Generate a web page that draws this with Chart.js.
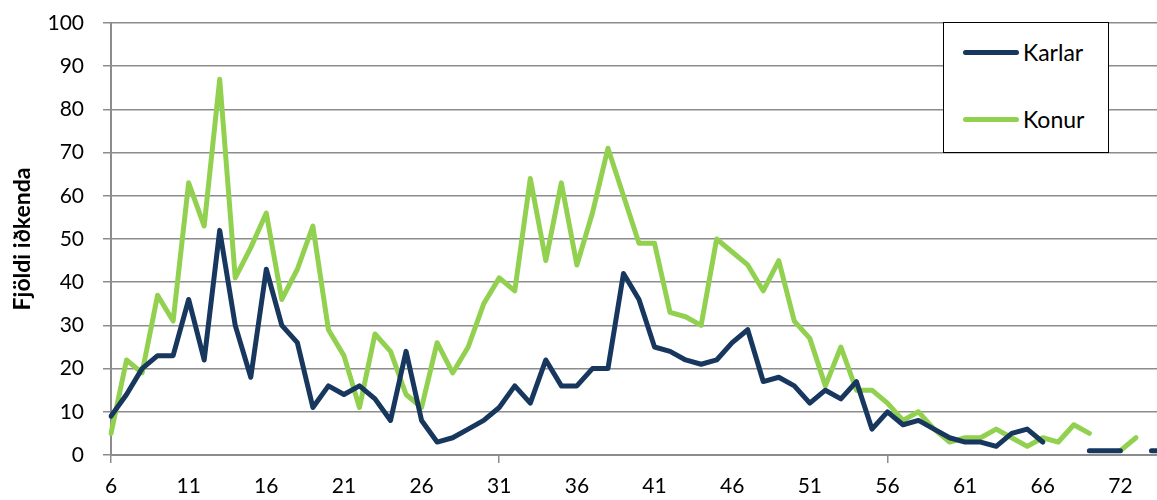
<!DOCTYPE html>
<html lang="is">
<head>
  <meta charset="UTF-8" />
  <title>Fjöldi iðkenda eftir aldri</title>
  <script src="https://cdn.jsdelivr.net/npm/chart.js"></script>
  <style>
    html, body { margin: 0; padding: 0; background: #fff; overflow: hidden; }
    #wrap { position: relative; width: 1175px; height: 500px; }
    #legend {
      position: absolute; left: 943px; top: 22px; width: 164px; height: 129px;
      border: 1.5px solid #000; background: #fff; font-family: Lato, "Open Sans", sans-serif;
      font-size: 23px; color: #000;
    }
    #legend .item { position: absolute; left: 19px; display: flex; align-items: center; }
    #legend .swatch { width: 56px; height: 5px; border-radius: 3px; margin-right: 4px; }
  </style>
</head>
<body>
  <div id="wrap">
    <canvas id="chart"></canvas>
    <div id="legend"></div>
  </div>

  <script>
    // age categories (71 is not in the data)
    const ages = [6, 7, 8, 9, 10, 11, 12, 13, 14, 15, 16, 17, 18, 19, 20, 21, 22, 23, 24, 25,
      26, 27, 28, 29, 30, 31, 32, 33, 34, 35, 36, 37, 38, 39, 40, 41, 42, 43, 44, 45,
      46, 47, 48, 49, 50, 51, 52, 53, 54, 55, 56, 57, 58, 59, 60, 61, 62, 63, 64, 65,
      66, 67, 68, 69, 70, 72, 73, 74, 75];

    const karlar = [9, 14, 20, 23, 23, 36, 22, 52, 30, 18, 43, 30, 26, 11, 16, 14, 16, 13, 8, 24,
      8, 3, 4, 6, 8, 11, 16, 12, 22, 16, 16, 20, 20, 42, 36, 25, 24, 22, 21, 22,
      26, 29, 17, 18, 16, 12, 15, 13, 17, 6, 10, 7, 8, 6, 4, 3, 3, 2, 5, 6,
      3, null, null, 1, 1, 1, null, 1, 1];

    const konur = [5, 22, 19, 37, 31, 63, 53, 87, 41, 48, 56, 36, 43, 53, 29, 23, 11, 28, 24, 14,
      11, 26, 19, 25, 35, 41, 38, 64, 45, 63, 44, 56, 71, 60, 49, 49, 33, 32, 30, 50,
      47, 44, 38, 45, 31, 27, 16, 25, 15, 15, 12, 8, 10, 6, 3, 4, 4, 6, 4, 2,
      4, 3, 7, 5, null, 1, 4, null, null];

    const yTitle = "Fjöldi iðkenda";
    const gridGray = "#8c8c8c";
    const fontFamily = "Lato, 'Open Sans', sans-serif";

    const ctx = document.getElementById("chart").getContext("2d");
    const chart = new Chart(ctx, {
      type: "line",
      data: {
        labels: ages,
        datasets: [
          {
            label: "Karlar",
            data: karlar,
            borderColor: "#17375e",
            backgroundColor: "#17375e",
            borderWidth: 5,
            pointRadius: 0,
            borderJoinStyle: "round",
            borderCapStyle: "round",
            spanGaps: false,
            tension: 0
          },
          {
            label: "Konur",
            data: konur,
            borderColor: "#92d050",
            backgroundColor: "#92d050",
            borderWidth: 5,
            pointRadius: 0,
            borderJoinStyle: "round",
            borderCapStyle: "round",
            spanGaps: false,
            tension: 0
          }
        ]
      },
      options: {
        responsive: true,
        maintainAspectRatio: false,
        animation: false,
        layout: { padding: { top: 23, right: 8, left: 0, bottom: 0 } },
        plugins: {
          legend: { display: false },
          tooltip: { enabled: false }
        },
        scales: {
          x: {
            type: "category",
            offset: false,
            afterFit: scale => { scale.height = 45; },
            grid: {
              drawOnChartArea: false,
              drawTicks: true,
              tickLength: 8,
              lineWidth: 1.5,
              color: c => (c.index % 5 === 0 ? gridGray : "rgba(0,0,0,0)")
            },
            border: { display: true, color: gridGray, width: 2 },
            ticks: {
              autoSkip: false,
              maxRotation: 0,
              padding: 11,
              color: "#000",
              font: { family: fontFamily, size: 21 },
              callback: function (val, i) { return i % 5 === 0 ? this.getLabelForValue(val) : null; }
            }
          },
          y: {
            min: 0,
            max: 100,
            afterFit: scale => {
              scale.width = 111;
              scale.paddingTop = 0;
              scale.paddingBottom = 0;
            },
            grid: { color: gridGray, lineWidth: 1.5, tickLength: 8 },
            border: { display: true, color: gridGray, width: 2 },
            ticks: {
              stepSize: 10,
              padding: 19,
              color: "#000",
              font: { family: fontFamily, size: 21 }
            },
            title: {
              display: true,
              text: yTitle,
              color: "#000",
              padding: { top: 9, bottom: 0 },
              font: { family: fontFamily, size: 23, weight: "bold" }
            }
          }
        }
      }
    });

    // legend box (top right, inside the plot)
    const legend = document.getElementById("legend");
    chart.data.datasets.forEach((ds, i) => {
      const item = document.createElement("div");
      item.className = "item";
      item.style.top = (i === 0 ? 15 : 82) + "px";
      const sw = document.createElement("span");
      sw.className = "swatch";
      sw.style.background = ds.borderColor;
      const txt = document.createElement("span");
      txt.textContent = ds.label;
      item.appendChild(sw);
      item.appendChild(txt);
      legend.appendChild(item);
    });
  </script>
</body>
</html>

TASK DETAILS: Reproduce every line of the material precisely, omitting its pictures.

ANSWER TO THE EXERCISE:
Generate a web page that draws this with Chart.js.
<!DOCTYPE html>
<html lang="is">
<head>
  <meta charset="UTF-8" />
  <title>Fjöldi iðkenda eftir aldri</title>
  <script src="https://cdn.jsdelivr.net/npm/chart.js"></script>
  <style>
    html, body { margin: 0; padding: 0; background: #fff; overflow: hidden; }
    #wrap { position: relative; width: 1175px; height: 500px; }
    #legend {
      position: absolute; left: 943px; top: 22px; width: 164px; height: 129px;
      border: 1.5px solid #000; background: #fff; font-family: Lato, "Open Sans", sans-serif;
      font-size: 23px; color: #000;
    }
    #legend .item { position: absolute; left: 19px; display: flex; align-items: center; }
    #legend .swatch { width: 56px; height: 5px; border-radius: 3px; margin-right: 4px; }
  </style>
</head>
<body>
  <div id="wrap">
    <canvas id="chart"></canvas>
    <div id="legend"></div>
  </div>

  <script>
    // age categories (71 is not in the data)
    const ages = [6, 7, 8, 9, 10, 11, 12, 13, 14, 15, 16, 17, 18, 19, 20, 21, 22, 23, 24, 25,
      26, 27, 28, 29, 30, 31, 32, 33, 34, 35, 36, 37, 38, 39, 40, 41, 42, 43, 44, 45,
      46, 47, 48, 49, 50, 51, 52, 53, 54, 55, 56, 57, 58, 59, 60, 61, 62, 63, 64, 65,
      66, 67, 68, 69, 70, 72, 73, 74, 75];

    const karlar = [9, 14, 20, 23, 23, 36, 22, 52, 30, 18, 43, 30, 26, 11, 16, 14, 16, 13, 8, 24,
      8, 3, 4, 6, 8, 11, 16, 12, 22, 16, 16, 20, 20, 42, 36, 25, 24, 22, 21, 22,
      26, 29, 17, 18, 16, 12, 15, 13, 17, 6, 10, 7, 8, 6, 4, 3, 3, 2, 5, 6,
      3, null, null, 1, 1, 1, null, 1, 1];

    const konur = [5, 22, 19, 37, 31, 63, 53, 87, 41, 48, 56, 36, 43, 53, 29, 23, 11, 28, 24, 14,
      11, 26, 19, 25, 35, 41, 38, 64, 45, 63, 44, 56, 71, 60, 49, 49, 33, 32, 30, 50,
      47, 44, 38, 45, 31, 27, 16, 25, 15, 15, 12, 8, 10, 6, 3, 4, 4, 6, 4, 2,
      4, 3, 7, 5, null, 1, 4, null, null];

    const yTitle = "Fjöldi iðkenda";
    const gridGray = "#8c8c8c";
    const fontFamily = "Lato, 'Open Sans', sans-serif";

    const ctx = document.getElementById("chart").getContext("2d");
    const chart = new Chart(ctx, {
      type: "line",
      data: {
        labels: ages,
        datasets: [
          {
            label: "Karlar",
            data: karlar,
            borderColor: "#17375e",
            backgroundColor: "#17375e",
            borderWidth: 5,
            pointRadius: 0,
            borderJoinStyle: "round",
            borderCapStyle: "round",
            spanGaps: false,
            tension: 0
          },
          {
            label: "Konur",
            data: konur,
            borderColor: "#92d050",
            backgroundColor: "#92d050",
            borderWidth: 5,
            pointRadius: 0,
            borderJoinStyle: "round",
            borderCapStyle: "round",
            spanGaps: false,
            tension: 0
          }
        ]
      },
      options: {
        responsive: true,
        maintainAspectRatio: false,
        animation: false,
        layout: { padding: { top: 23, right: 8, left: 0, bottom: 0 } },
        plugins: {
          legend: { display: false },
          tooltip: { enabled: false }
        },
        scales: {
          x: {
            type: "category",
            offset: false,
            afterFit: scale => { scale.height = 45; },
            grid: {
              drawOnChartArea: false,
              drawTicks: true,
              tickLength: 8,
              lineWidth: 1.5,
              color: c => (c.index % 5 === 0 ? gridGray : "rgba(0,0,0,0)")
            },
            border: { display: true, color: gridGray, width: 2 },
            ticks: {
              autoSkip: false,
              maxRotation: 0,
              padding: 11,
              color: "#000",
              font: { family: fontFamily, size: 21 },
              callback: function (val, i) { return i % 5 === 0 ? this.getLabelForValue(val) : null; }
            }
          },
          y: {
            min: 0,
            max: 100,
            afterFit: scale => {
              scale.width = 111;
              scale.paddingTop = 0;
              scale.paddingBottom = 0;
            },
            grid: { color: gridGray, lineWidth: 1.5, tickLength: 8 },
            border: { display: true, color: gridGray, width: 2 },
            ticks: {
              stepSize: 10,
              padding: 19,
              color: "#000",
              font: { family: fontFamily, size: 21 }
            },
            title: {
              display: true,
              text: yTitle,
              color: "#000",
              padding: { top: 9, bottom: 0 },
              font: { family: fontFamily, size: 23, weight: "bold" }
            }
          }
        }
      }
    });

    // legend box (top right, inside the plot)
    const legend = document.getElementById("legend");
    chart.data.datasets.forEach((ds, i) => {
      const item = document.createElement("div");
      item.className = "item";
      item.style.top = (i === 0 ? 15 : 82) + "px";
      const sw = document.createElement("span");
      sw.className = "swatch";
      sw.style.background = ds.borderColor;
      const txt = document.createElement("span");
      txt.textContent = ds.label;
      item.appendChild(sw);
      item.appendChild(txt);
      legend.appendChild(item);
    });
  </script>
</body>
</html>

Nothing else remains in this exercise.